Plaintiff is further ADVISED that he is under a continuing obligation to keep the Clerk of Court and the opposing parties informed of any change in his address; the Court will not independently investigate his whereabouts. This shall be done in writing and not later than 14 days after a transfer or other change in address occurs. Failure to comply with this order may result in dismissal of this action for want of prosecution. See FED. R. CIV. P. 41(b).
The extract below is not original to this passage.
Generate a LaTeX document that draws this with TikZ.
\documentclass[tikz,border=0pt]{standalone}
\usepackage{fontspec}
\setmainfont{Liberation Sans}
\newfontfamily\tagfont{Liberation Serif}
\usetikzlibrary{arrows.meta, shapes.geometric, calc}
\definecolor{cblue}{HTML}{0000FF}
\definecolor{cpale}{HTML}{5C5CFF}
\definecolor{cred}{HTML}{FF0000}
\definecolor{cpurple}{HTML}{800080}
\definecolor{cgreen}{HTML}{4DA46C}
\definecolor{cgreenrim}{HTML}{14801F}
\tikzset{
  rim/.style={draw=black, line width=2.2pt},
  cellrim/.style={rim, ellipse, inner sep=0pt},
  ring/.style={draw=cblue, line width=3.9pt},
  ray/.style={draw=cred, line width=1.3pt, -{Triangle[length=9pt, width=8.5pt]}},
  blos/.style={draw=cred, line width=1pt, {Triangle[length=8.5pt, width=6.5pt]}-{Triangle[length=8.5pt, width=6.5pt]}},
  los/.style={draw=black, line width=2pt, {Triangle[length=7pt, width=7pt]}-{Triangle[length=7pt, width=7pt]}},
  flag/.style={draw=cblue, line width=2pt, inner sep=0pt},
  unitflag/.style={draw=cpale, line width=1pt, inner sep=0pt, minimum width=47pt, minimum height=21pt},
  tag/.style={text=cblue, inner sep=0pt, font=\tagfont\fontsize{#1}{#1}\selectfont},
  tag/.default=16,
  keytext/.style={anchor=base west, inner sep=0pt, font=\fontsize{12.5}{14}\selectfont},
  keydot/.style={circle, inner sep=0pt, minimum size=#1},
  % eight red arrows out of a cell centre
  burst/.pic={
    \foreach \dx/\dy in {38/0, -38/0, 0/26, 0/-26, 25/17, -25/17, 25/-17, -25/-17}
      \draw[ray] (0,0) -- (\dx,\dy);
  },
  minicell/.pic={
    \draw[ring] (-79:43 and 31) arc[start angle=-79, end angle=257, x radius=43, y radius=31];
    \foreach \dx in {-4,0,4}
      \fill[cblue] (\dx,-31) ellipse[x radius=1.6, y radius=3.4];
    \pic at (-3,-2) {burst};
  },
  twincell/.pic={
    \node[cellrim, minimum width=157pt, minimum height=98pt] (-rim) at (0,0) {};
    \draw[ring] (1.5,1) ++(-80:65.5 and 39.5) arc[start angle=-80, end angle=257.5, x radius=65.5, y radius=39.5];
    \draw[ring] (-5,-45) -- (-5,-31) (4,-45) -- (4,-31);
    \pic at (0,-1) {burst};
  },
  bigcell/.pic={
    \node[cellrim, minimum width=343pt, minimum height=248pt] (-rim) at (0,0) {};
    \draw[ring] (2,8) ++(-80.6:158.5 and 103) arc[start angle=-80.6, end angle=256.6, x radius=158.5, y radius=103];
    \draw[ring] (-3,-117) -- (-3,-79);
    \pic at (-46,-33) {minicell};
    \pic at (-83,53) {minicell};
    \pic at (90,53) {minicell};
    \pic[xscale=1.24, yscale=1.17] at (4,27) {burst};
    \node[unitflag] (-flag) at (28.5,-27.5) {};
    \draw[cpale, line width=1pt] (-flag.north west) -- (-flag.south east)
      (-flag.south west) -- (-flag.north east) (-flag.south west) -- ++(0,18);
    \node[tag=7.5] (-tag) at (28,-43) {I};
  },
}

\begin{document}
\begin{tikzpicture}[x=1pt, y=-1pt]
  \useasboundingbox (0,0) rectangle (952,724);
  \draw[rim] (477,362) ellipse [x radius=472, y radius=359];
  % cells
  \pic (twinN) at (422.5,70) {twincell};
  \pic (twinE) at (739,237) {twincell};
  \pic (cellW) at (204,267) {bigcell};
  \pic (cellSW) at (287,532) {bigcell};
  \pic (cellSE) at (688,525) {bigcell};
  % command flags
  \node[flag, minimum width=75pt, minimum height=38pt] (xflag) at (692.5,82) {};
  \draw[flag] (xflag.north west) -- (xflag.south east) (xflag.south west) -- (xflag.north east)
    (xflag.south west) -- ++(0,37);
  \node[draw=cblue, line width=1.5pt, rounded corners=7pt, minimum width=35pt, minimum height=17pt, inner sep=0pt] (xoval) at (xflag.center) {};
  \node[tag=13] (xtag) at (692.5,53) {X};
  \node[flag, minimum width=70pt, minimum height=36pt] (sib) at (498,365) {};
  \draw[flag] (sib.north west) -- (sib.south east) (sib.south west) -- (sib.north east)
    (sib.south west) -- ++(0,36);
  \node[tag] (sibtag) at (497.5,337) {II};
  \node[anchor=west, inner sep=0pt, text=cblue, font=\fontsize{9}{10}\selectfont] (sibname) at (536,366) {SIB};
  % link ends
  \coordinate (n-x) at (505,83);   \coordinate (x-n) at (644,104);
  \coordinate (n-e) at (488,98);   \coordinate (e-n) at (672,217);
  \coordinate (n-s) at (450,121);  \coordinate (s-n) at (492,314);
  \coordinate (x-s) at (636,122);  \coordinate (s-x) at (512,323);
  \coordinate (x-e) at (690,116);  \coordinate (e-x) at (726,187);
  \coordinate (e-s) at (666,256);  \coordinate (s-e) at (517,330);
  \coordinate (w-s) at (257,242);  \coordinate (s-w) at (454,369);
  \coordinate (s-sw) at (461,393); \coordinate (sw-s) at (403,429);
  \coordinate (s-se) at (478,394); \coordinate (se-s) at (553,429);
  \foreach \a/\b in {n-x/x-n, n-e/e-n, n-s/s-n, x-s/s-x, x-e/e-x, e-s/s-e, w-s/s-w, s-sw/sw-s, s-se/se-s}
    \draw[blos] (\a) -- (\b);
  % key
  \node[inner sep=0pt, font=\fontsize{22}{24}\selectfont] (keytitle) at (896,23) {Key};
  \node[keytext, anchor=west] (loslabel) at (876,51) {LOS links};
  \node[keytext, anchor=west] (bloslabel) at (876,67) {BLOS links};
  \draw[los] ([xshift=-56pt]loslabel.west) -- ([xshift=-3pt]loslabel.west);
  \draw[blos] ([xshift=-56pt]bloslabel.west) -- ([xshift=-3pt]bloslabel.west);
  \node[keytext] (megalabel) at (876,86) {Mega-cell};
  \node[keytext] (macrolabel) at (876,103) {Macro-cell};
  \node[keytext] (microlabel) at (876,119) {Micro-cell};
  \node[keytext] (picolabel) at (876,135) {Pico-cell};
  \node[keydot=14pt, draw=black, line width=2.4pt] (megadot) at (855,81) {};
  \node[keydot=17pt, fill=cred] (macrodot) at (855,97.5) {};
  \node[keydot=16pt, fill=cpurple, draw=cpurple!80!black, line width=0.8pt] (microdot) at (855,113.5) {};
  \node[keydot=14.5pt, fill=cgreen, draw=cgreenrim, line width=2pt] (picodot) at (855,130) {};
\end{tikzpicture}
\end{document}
The Clerk's Office is DIRECTED to TERMINATE Defendants ROB JEFFREYS and MARGARET MODULE as parties in CM/ECF.
IT IS SO ORDERED.
Notice to Plaintiff
Once identified, the Court will take the necessary steps to notify the Defendants of your lawsuit and serve them with a copy of your Complaint. After service has been achieved, Defendants will enter an appearance and file an Answer to your Complaint. It will likely take at least 60 days from the date they are served with this lawsuit to receive the Defendants' Answers, but it is entirely possible that it will take 90 days or more. When Defendants have filed their Answers, the Court will enter a Scheduling Order containing important information on deadlines, discovery, and procedures. Plaintiff is advised to wait until counsel has appeared for Defendants before filing any motions, to give the Defendants notice and an opportunity to respond to those motions. Motions filed before Defendants' counsel has filed an appearance will generally be denied as premature. Plaintiff need not submit any evidence to the Court at this time, unless specifically directed to do so.